Arati the design label came into being in 1995, when Arati Monappa, who had been interacting with different groups of crafts people, purely as a matter of interest found that they needed design direction & marketing help. It started on an informal basis, but when the cooperative effort between designer & craftsperson yielded results that were accepted by design stores, Arati decided that it would suit her purpose if the association could help improve the living standards of the people she employed. Thus it became a two pronged exercise. It kept her creatively involved, provided workers with fair wages & education for their children, & in addition a share of the profits was invested in basic infrastructure for their craft-in the case of hand block printers, suitable printing tables were provided free of cost, which belonged to them & which they could utilize for other clients.

In 1996 Arati ventured into a home furnishing line, using the same natural fabrics & craft techniques, which was also exported. However, since most fabric is especially dyed/ printed with natural colours or accessorized using labour intensive craft techniques, production is limited. Every sari is one of its kind & unique in its design. Even at exhibitions there are never more than fifty saris displayed at a time. In 1997 the Silk Export Promotion Council used Arati’s samples in its design collection at the prĂȘt a porter in Paris. In 2000 Arati was one of the winners of the Kingfisher Fashion award for design in the south.

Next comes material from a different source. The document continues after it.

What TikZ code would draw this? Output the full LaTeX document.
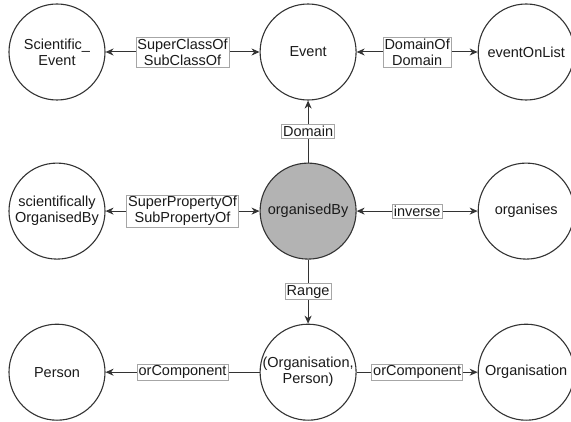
\documentclass[tikz,border=0pt]{standalone}
\usepackage{fontspec}
\setmainfont{Liberation Sans}
\definecolor{OntoLine}{HTML}{333333}
\definecolor{OntoGray}{HTML}{B3B3B3}
\definecolor{OntoFrame}{HTML}{A6A6A6}
\definecolor{OntoText}{HTML}{1A1A1A}
\usetikzlibrary{arrows.meta,positioning}
\tikzset{
  concept/.style={circle, draw=OntoLine, line width=1.1pt, minimum size=96pt, inner sep=0pt, align=center, fill=white, text=OntoText, font=\fontsize{14.5}{16}\selectfont},
  focus/.style={concept, fill=OntoGray},
  rel/.style={draw=OntoFrame, line width=0.6pt, fill=white, inner sep=1.5pt, align=center, text=OntoText, font=\fontsize{14.5}{16}\selectfont},
  link/.style={-{Stealth[length=8pt,width=7pt,inset=2.5pt]}, line width=1pt, OntoLine},
  twoway/.style={link, {Stealth[length=8pt,width=7pt,inset=2.5pt]}-{Stealth[length=8pt,width=7pt,inset=2.5pt]}}
}

\begin{document}
\begin{tikzpicture}
    \useasboundingbox (0,0) rectangle (571pt,-422pt);

    \node[concept] (sciEvent) at (57pt,-52pt) {Scientific\_\\Event};
    \node[concept, right=154pt of sciEvent] (event) {Event};
    \node[concept, right=121pt of event] (onList) {eventOnList};

    \node[concept, below=62pt of sciEvent] (sciOrg) {scientifically\\OrganisedBy};
    \node[focus, below=62pt of event] (orgBy) {organisedBy};
    \node[concept, below=62pt of onList] (orgs) {organises};

    \node[concept, below=64pt of sciOrg] (person) {Person};
    \node[concept, below=64pt of orgBy] (orgPerson) {(Organisation,\\Person)};
    \node[concept, below=64pt of orgs] (organisation) {Organisation};

    \draw[twoway] (sciEvent) -- node[rel] {SuperClassOf\\SubClassOf} (event);
    \draw[twoway] (event) -- node[rel] {DomainOf\\Domain} (onList);
    \draw[twoway] (sciOrg) -- node[rel] {SuperPropertyOf\\SubPropertyOf} (orgBy);
    \draw[twoway] (orgBy) -- node[rel] {inverse} (orgs);
    \draw[link] (orgBy) -- node[rel] {Domain} (event);
    \draw[link] (orgBy) -- node[rel] {Range} (orgPerson);
    \draw[link] (orgPerson) -- node[rel] {orComponent} (person);
    \draw[link] (orgPerson) -- node[rel] {orComponent} (organisation);
  \end{tikzpicture}
\end{document}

The Arati label is low profile as there is a deliberate attempt to cut costs, hence, not too much is spent on advertising so that funds can be diverted to the primary creators-the craftspeople.

Since 1998 Arati Monappa relocated to Kodagu from Ahmedabad. Her design collection, which earlier retailed from design stores in India & abroad, is now available only at exhibitions or for specific client needs.

For the last ten years I have been working with craftspeople who specialize in natural dyes & hand block prints. Both these ancient techniques are fading into obscurity thanks to the efficiency of screen-printing & the laborious process/ uneven results of natural dyeing. I have worked relentlessly, experimenting with different natural fabric, using traditional & geometric prints in a contemporary, arresting idiom to bring vitality into a dying craft. This is because I truly believe we should not lose this charming craft & that with adequate design inputs, it could create a revolution in the fashion world. My design collection whether in clothing, saris or home furnishing is always in a natural fabric, the accent is on simple silhouettes with attention focused on weave, colour & print. Ornamentation is almost always in the form of texture since I feel there are enough competent designers whose forte is embroidery.

Apart from my own design collection, most of my work is client specific-blocks, fabric, colours & prints are specially tailored to individual needs. There is a constant endeavor to work with newer fabrics & develop a larger palette of natural shades. This collection for LIFW 03 has garments of organic silk, knitted fabric, georgettes, chiffons, crepes & chanderis, fabrics woven with interesting textures or treated to achieve an ornamentation like quality. Personally my fabric of choice is hand woven khadi silk-the colours of nature & the subtlety of the fabric perfectly express my design philosophy- simple sublime & soul stirring.